As it happens, Dan Quayle had considerably more experience in politics, more heft in foreign policy than John Edwards has, but the press savaged him mercilessly. I recall a famous correspondent for a major Washington newspaper - not mine - remarking confidently to a crowded elevator that "the media will bounce Dan Quayle off the ticket before the delegates leave New Orleans." The early reviews of John Edwards are somewhat kinder.
Roger Ailes, the Bush team's media maven shrewdly observed that the media is interested in three things: gaffes, attacks, and good visuals. He offered an "orchestra pit" theory of politics. "If you have two guys on stage," he said, "and one of the guys says 'I finally have a solution to the Middle East problem,' and the other guy falls into the orchestra pit, who do you think is going to be on the evening news?"
Unfortunately, the media treated Dan Quayle as if he were forever falling into the orchestra pit. It wasn't fair, but he was fair game. As it turned out he didn't fall into the orchestra pit as often as the man at the top of the Democratic ticket, and the Bush team won anyway.
With its clearly liberal tilt, the ladies and gents of the press wouldn't notice John Edwards in the orchestra pit if he slept among the tubas, but he is nevertheless a cynical choice at a time when the nation - and the world, for that matter - demands gravitas of all four men on the ticket. For all their sins and shortcomings, Bill Clinton and Al Gore were serious and seasoned. The most telling criticism of Dick Cheney four years ago was that with his experience and Washington savvy he might overpower the presidential candidate. No one doubted his competence.
A mother I know of new twins complains that one of them is a good eater and the other is a good sleeper. If they were bundled into one baby, "she would be terrific." Separately they make life difficult. So it is with the big-haired Democratic twins. If they were bundled into one person, the dull seriousness of Kerry combined with the exuberant charm of Edwards might work, but they're two people with complementary weaknesses. New York Times columnist Bill Safire puts it bluntly: "There's no such thing as a charisma transplant."
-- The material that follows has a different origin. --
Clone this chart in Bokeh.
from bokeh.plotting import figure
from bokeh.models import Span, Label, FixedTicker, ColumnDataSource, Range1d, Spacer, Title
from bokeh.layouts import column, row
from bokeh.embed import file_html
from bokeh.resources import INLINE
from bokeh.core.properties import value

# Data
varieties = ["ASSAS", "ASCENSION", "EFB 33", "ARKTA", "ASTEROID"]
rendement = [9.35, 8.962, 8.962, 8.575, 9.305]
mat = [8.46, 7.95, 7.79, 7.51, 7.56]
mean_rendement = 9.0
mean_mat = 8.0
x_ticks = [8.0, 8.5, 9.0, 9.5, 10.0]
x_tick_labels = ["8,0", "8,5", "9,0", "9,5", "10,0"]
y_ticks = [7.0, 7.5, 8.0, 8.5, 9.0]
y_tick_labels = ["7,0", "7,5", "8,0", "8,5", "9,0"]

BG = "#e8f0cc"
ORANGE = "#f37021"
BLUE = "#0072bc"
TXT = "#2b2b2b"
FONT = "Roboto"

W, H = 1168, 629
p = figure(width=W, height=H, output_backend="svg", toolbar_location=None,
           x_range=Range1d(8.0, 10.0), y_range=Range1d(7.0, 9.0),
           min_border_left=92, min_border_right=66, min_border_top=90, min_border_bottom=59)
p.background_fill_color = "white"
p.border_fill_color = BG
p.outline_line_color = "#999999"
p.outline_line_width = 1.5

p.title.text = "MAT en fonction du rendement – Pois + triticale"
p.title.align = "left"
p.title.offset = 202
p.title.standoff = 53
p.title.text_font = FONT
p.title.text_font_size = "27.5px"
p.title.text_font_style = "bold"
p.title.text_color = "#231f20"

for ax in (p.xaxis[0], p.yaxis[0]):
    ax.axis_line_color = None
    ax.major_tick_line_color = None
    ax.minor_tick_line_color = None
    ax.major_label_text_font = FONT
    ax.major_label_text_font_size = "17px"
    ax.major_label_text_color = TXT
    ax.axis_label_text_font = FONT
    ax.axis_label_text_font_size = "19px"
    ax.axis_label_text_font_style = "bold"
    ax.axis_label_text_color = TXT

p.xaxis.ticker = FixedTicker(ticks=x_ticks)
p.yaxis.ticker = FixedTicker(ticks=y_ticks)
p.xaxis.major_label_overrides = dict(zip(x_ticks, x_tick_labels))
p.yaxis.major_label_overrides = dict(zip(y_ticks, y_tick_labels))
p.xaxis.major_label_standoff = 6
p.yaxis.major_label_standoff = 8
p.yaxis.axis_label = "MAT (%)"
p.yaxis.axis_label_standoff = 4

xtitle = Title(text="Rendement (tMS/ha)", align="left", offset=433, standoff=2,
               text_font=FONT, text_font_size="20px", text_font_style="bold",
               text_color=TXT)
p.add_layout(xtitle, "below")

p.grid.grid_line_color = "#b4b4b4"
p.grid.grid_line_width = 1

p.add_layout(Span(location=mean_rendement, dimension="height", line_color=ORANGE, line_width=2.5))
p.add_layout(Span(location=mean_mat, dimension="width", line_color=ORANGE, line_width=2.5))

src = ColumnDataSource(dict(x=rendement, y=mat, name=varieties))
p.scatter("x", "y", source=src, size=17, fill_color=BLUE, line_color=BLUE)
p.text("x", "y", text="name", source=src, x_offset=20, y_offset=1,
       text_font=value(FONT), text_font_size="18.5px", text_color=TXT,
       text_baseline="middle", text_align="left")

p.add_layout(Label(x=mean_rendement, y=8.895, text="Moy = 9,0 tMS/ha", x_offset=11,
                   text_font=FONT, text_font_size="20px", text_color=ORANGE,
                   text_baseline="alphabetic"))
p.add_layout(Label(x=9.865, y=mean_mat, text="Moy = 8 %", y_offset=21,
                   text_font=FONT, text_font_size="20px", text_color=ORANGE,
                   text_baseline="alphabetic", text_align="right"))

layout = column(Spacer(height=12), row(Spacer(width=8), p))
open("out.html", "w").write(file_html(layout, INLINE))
They're eager to reflect the youthful vitality of Jack Kennedy, which, as we later discovered, was less than met the eye. JFK chose Lyndon Johnson to win Texas and hold the South, which was beginning to slip permanently from the grasp of the Democrats. Against JFK's svelte Massachusetts manner LBJ could sound like Senator Claghorn, but he was a serious man who did what was expected of him. John Edwards probably can't.
Vice presidents thrust into office have been an uneven lot. Andrew Johnson, who followed Abraham Lincoln, was a Democrat and a disaster as president, with none of the strength of character or the leadership abilities necessary to restrain the Radical Republicans who imposed a harsh Reconstruction on the South.
Harry Truman was the happy surprise, a man the public never imagined was prepared to be president. FDR never made him privy to his war policies. But Truman was a quick learner. His integrity, grit and native intelligence informed his leadership, and he emerged a strong president.
But all that was in a time and place long ago and far away. In our image-driven age, we're always at risk of choosing celebrity over character, sensation over substance, suckers for the slick fix when things get complicated. The clever sound bite, the catchy phrase triumphs over the methodical argument. Reading takes work. Seeing does not. A get-out-the-vote group in San Francisco offers free manicures and nail files to encourage single women to register to vote. A Washington political action committee signs up singles parties with free bikini waxes and yoga classes. Democrats in Pennsylvania built a registration drive over a beer tasting. Customers of strip clubs in 18 states are treated to "voter appreciation" parties.
John Edwards says we live in two Americas, and he may be right. But the two Americas are not about the haves and the have-nots. They're about those who take the world seriously and those who don't.